Friday, July 5, 2013

Can Advil Help This PMS?

Memo from Mom

To: Moms with PMS
Re: I have a headache from your PMS

Remember last week at school pick up when you chewed my ear off and told me, “My daughter reads 3 hours a day, goes to piano, karate, Mandarin Chinese and gymnastics lessons 7 days a week and has nary a moment to play on that evil brain-sucking box you call a TV.”?

And then there was you, yes, you know who you are, that told me at baseball practice, “I saw the cutest project on Pinterest yesterday while drinking my coffee before taking the kids to school and by 11 a.m., I had the perfect bird feeder/organic home garden/entertaining area for my mom friends to lunch with me. Thank goodness I don’t work because it would really get in the way of my very important projects.”

Hold up, there, mommy, because you had PMS, too! You caught me at Target and couldn’t help yourself, “I went to the gym this morning for two hours because WHO HAS THE TIME to go when the kids get home from school and we need to do our long-range family plan? Plus, I just can’t bear the thought of a second without them.”

Yep, you all had the same ailment - PMS – Perfect Mother Syndrome.

Not even the strongest dose of Advil – for me, the person enduring the sputterings of you, the PMS afflicted mom – can handle the headache and moodiness this kind of perfection boasting can bring on.
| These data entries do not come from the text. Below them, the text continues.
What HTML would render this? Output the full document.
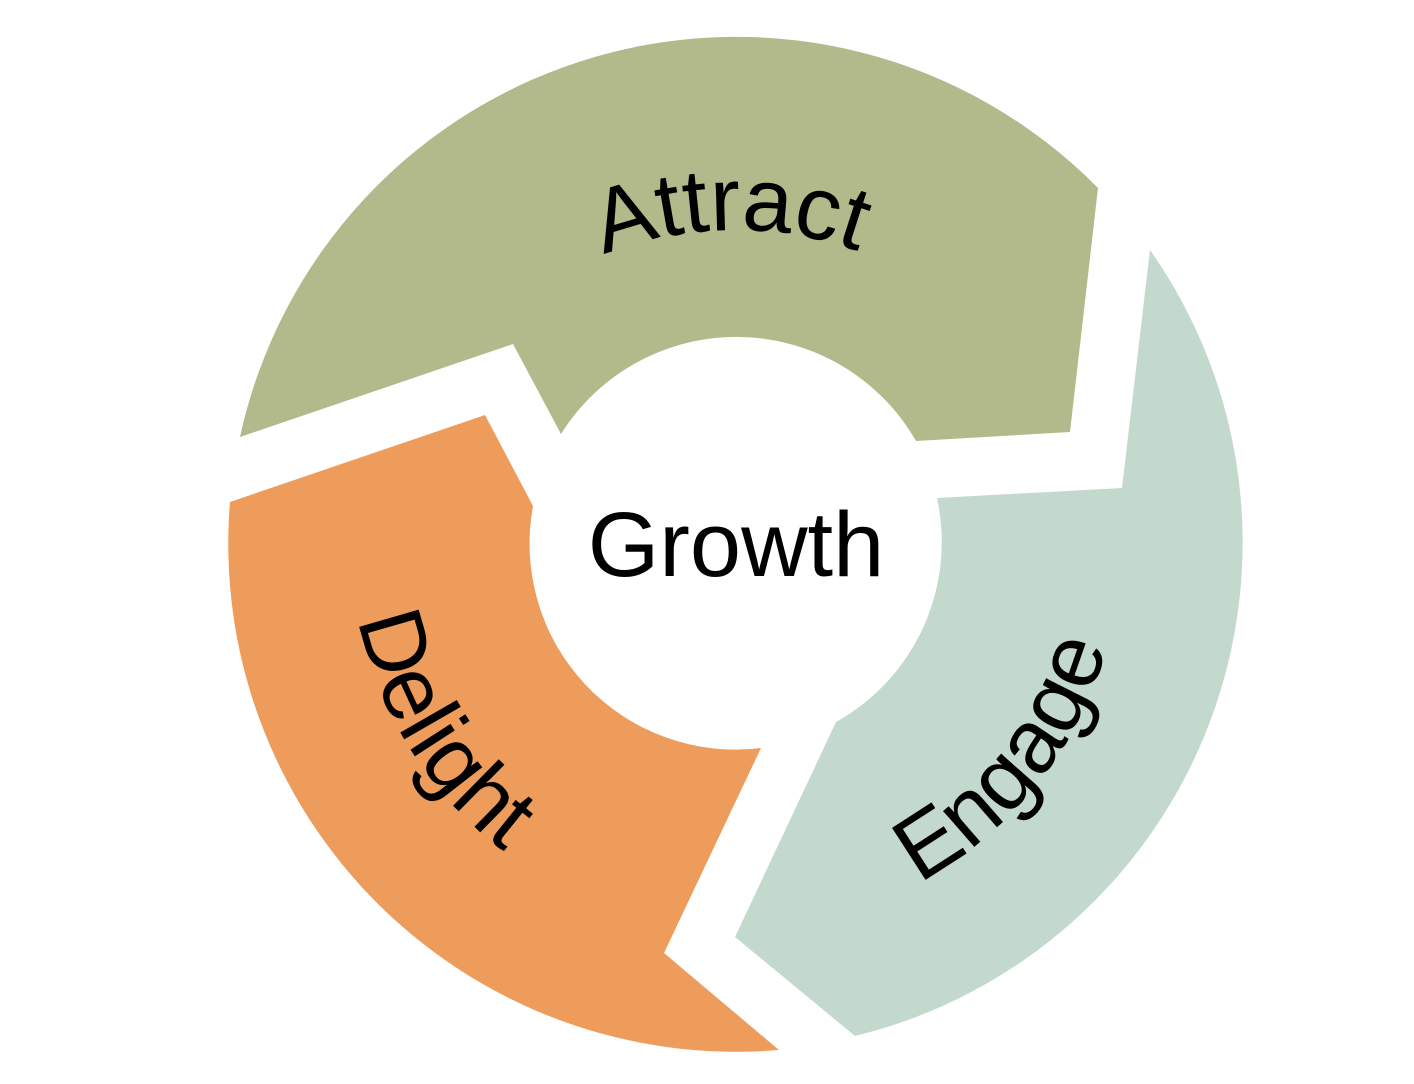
<!DOCTYPE html>
<html><head><style>html,body{margin:0;padding:0;background:#fff}svg{display:block}</style></head>
<body>
<svg width="1414" height="1084" viewBox="0 0 1414 1084" xmlns="http://www.w3.org/2000/svg">
<defs>
<path id="cw" d="M376,590 A360,360 0 0 1 1096,590"/>
<path id="ccw" d="M351,544 A385,385 0 0 0 1121,544"/>
</defs>
<path d="M240,437 A508,508 0 0 1 1098,188 L1070,432 L916,441 A207,207 0 0 0 561,434 L513,344 Z" fill="#b2b98a"/>
<path d="M1150,250 A508,508 0 0 1 855,1036 L735,937 L836,722 A206,206 0 0 0 937,498 L1122,488 Z" fill="#c3d9cd"/>
<path d="M779,1050 A508,508 0 0 1 230,502 L485,415 L533,506 A206,206 0 0 0 761,748 L664,953 Z" fill="#ee9c5c"/>
<g font-family="Liberation Sans, sans-serif" font-size="90" fill="#000">
<text text-anchor="middle"><textPath href="#cw" startOffset="560">Attract</textPath></text>
<text text-anchor="middle"><textPath href="#ccw" startOffset="216">Delight</textPath></text>
<text text-anchor="middle"><textPath href="#ccw" startOffset="950">Engage</textPath></text>
<text x="736" y="576" text-anchor="middle" font-size="92">Growth</text>
</g>
</svg>
</body></html>
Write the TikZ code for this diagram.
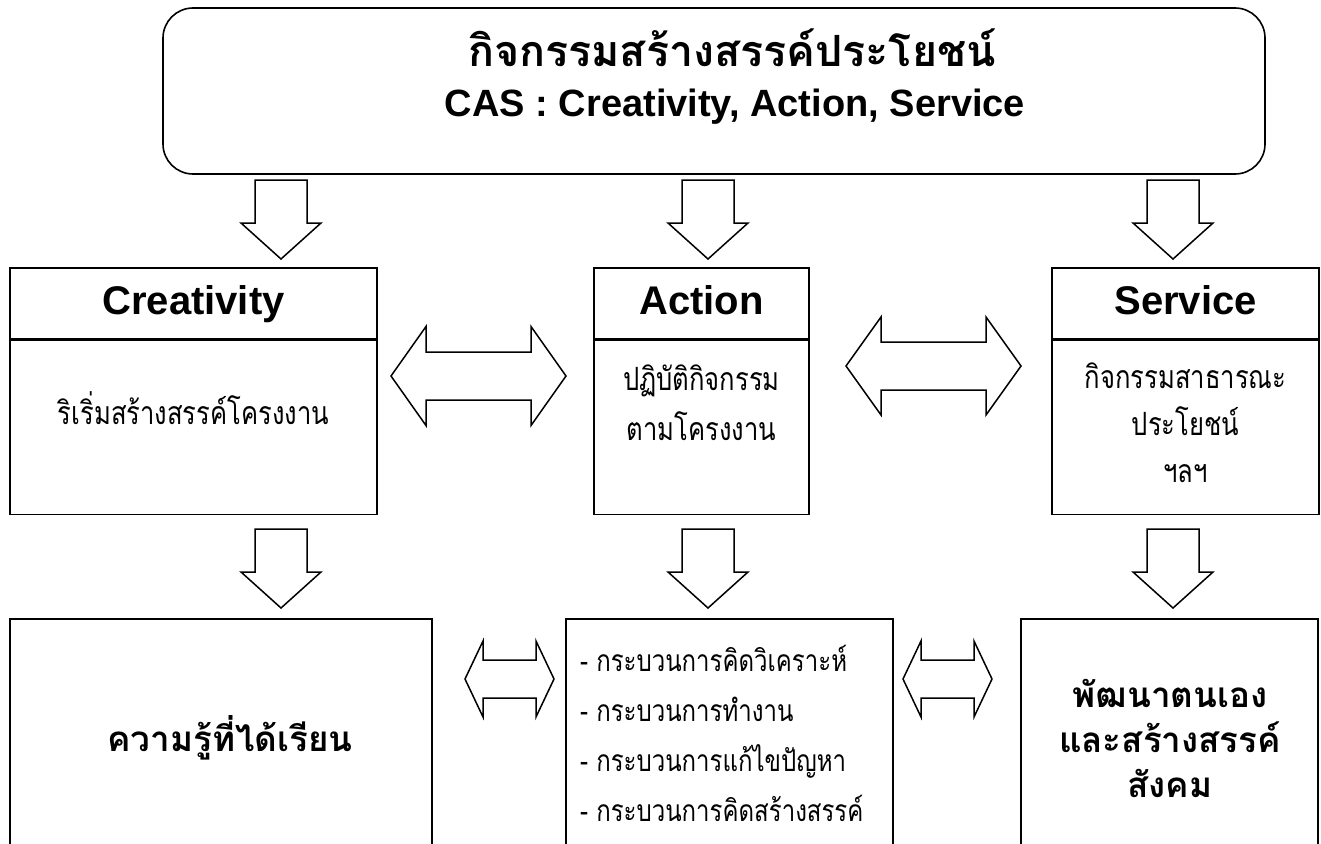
\documentclass[tikz,border=0pt]{standalone}
\usepackage{fontspec}
\setmainfont{Liberation Sans}
\newfontfamily\thaifont[Script=Thai]{Loma}
\newfontfamily\thaibody[Script=Thai,FakeStretch=0.8]{Loma}
\usetikzlibrary{positioning}

\tikzset{
  box/.style={draw, line width=1.6pt, inner sep=0pt},
  hdr/.style={box, font=\bfseries\fontsize{40}{46}\selectfont, text height=29pt, text depth=8pt},
  bodytxt/.style={font=\thaibody\fontsize{32}{50}\selectfont, align=center, inner sep=0pt},
  bigthai/.style={font=\thaifont\bfseries\fontsize{35}{45}\selectfont, align=center, inner sep=0pt},
  blk/.style={draw, line width=1.5pt, line join=miter, fill=white},
  dnarrow/.pic={\draw[blk] (-26,0) -- (26,0) -- (26,43) -- (40,43) -- (0,79) -- (-40,43) -- (-26,43) -- cycle;}
}
\newcommand{\dblarrow}[6]{%
  \draw[blk] (#1-#3,#2) -- (#1-#3+#4,#2-#5) -- (#1-#3+#4,#2-#6) -- (#1+#3-#4,#2-#6) -- (#1+#3-#4,#2-#5)
    -- (#1+#3,#2) -- (#1+#3-#4,#2+#5) -- (#1+#3-#4,#2+#6) -- (#1-#3+#4,#2+#6) -- (#1-#3+#4,#2+#5) -- cycle;}

\begin{document}
\begin{tikzpicture}[x=1pt, y=-1pt]
    \clip (0,0) rectangle (1321,843);
    \node[box, rounded corners=30pt, minimum width=1102pt, minimum height=166pt] (cas) at (714,91) {};
    \node[font=\thaifont\bfseries\fontsize{43}{50}\selectfont, inner sep=0pt] (ttl1) at (732,48) {กิจกรรมสร้างสรรค์ประโยชน์};
    \node[font=\bfseries\fontsize{38}{44}\selectfont, inner sep=0pt] (ttl2) at (735,107) {CAS : Creativity, Action, Service};

    \node[hdr, minimum width=367pt, minimum height=71pt] (cre) at (193.5,303.5) {Creativity};
    \node[box, minimum width=367pt, minimum height=174pt, below=0pt of cre] (creb) {};
    \node[hdr, minimum width=215pt, minimum height=71pt] (act) at (701.5,303.5) {Action};
    \node[box, minimum width=215pt, minimum height=174pt, below=0pt of act] (actb) {};
    \node[hdr, minimum width=267pt, minimum height=71pt] (ser) at (1185.5,303.5) {Service};
    \node[box, minimum width=267pt, minimum height=174pt, below=0pt of ser] (serb) {};

    \node[bodytxt] (cret) at (193.5,408) {ริเริ่มสร้างสรรค์โครงงาน};
    \node[bodytxt] (actt) at (701.5,403) {ปฏิบัติกิจกรรม\\ตามโครงงาน};
    \node[bodytxt, font=\thaibody\fontsize{32}{47}\selectfont] (sert) at (1185.5,423) {กิจกรรมสาธารณะ\\ประโยชน์\\ฯลฯ};

    \node[box, minimum width=422pt, minimum height=281pt] (kn) at (221,759.5) {};
    \node[box, minimum width=327pt, minimum height=281pt] (proc) at (729.5,759.5) {};
    \node[box, minimum width=297pt, minimum height=281pt] (dev) at (1169.5,759.5) {};

    \node[bigthai] (knt) at (230,738) {ความรู้ที่ได้เรียน};
    \node[bodytxt, font=\thaibody\fontsize{30}{50}\selectfont, align=left, anchor=west] (proct) at (580,733) {- กระบวนการคิดวิเคราะห์\\- กระบวนการทำงาน\\- กระบวนการแก้ไขปัญหา\\- กระบวนการคิดสร้างสรรค์};
    \node[bigthai] (devt) at (1170,738) {พัฒนาตนเอง\\และสร้างสรรค์\\สังคม};

    \pic (a1) at (281,180) {dnarrow};
    \pic (a2) at (708,180) {dnarrow};
    \pic (a3) at (1173,180) {dnarrow};
    \pic (b1) at (281,529) {dnarrow};
    \pic (b2) at (708,529) {dnarrow};
    \pic (b3) at (1173,529) {dnarrow};

    \dblarrow{478.5}{376}{87.5}{35}{49.5}{24}
    \dblarrow{933.5}{366}{87.5}{35}{49}{24}
    \dblarrow{509.5}{679}{44.5}{18}{38}{19}
    \dblarrow{947.5}{679}{44.5}{18}{38}{19}
\end{tikzpicture}
\end{document}
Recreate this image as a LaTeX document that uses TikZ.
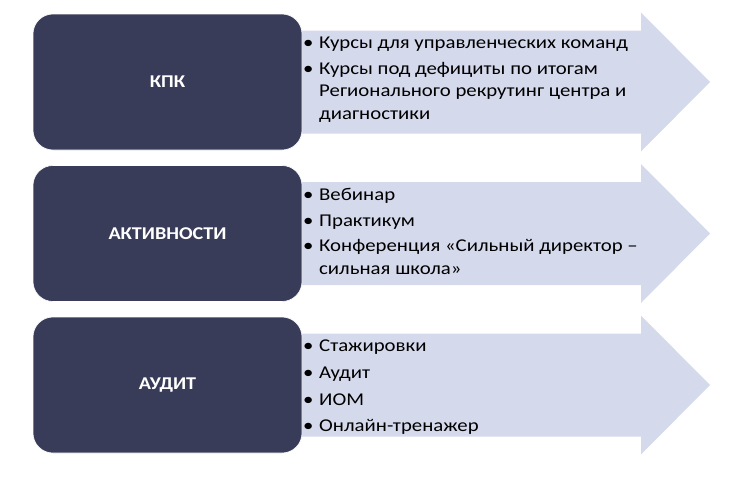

I can only nod, smile politely, and roll my eyes in my imagination while you attempt to feel better about yourself.

However, your raging PMS inflicts not only your own painful perfectionism on yourself, but on others, as well. You tell whoever will listen – or whoever hasn’t blocked your statuses on Facebook – about the fabulous art projects you’ve created with your children on a rainy day (while I cleaned the house and my kid played Xbox until his thumbs were sprained). I don’t care about the 100 cake pops you made after you took your three kids to their NJ ASK prep class. It all pains me more than my monthly uterine contractions.

As a fellow mom, I do get it. A little bit. We all get a touch of PMS. We find ourselves at some point looking for our Super Mom capes in an attempt to do it all – work, take care of our kids, run the house, get in a workout, and volunteer at school - and we mention it to others in conversation. However, many of us try to do it with grace and humility in a simple effort to survive. I don't really care what you think of me, but I do care that you think you are better than me. Your Zero Tolerance Policy on sugar sweetened drinks makes you not a better mother.

I have no shame in letting you know that I loathe cooking, that I buy gift cards for teachers rather than making homemade gifts with my kid's picture on it, and I bring store-made brownies to parties. You'll find my kid's report card hung proudly on our fridge, but I won't stop you while I'm walking the dog to let you know how he did in 2nd grade spelling. Side note: Although my house is pretty much always neat and clean because of my ridiculous, obsessive compulsion to put things away, this is not to impress you and the Joneses, but to keep the voices in my head down to a whisper.

We are all moms, trying the best we can. You’re just trying a little too hard and advertising it, so please, take two Advil. You can call me in the morning, but please, I beg you, don't tell me about the five-course breakfast you just prepared for your family.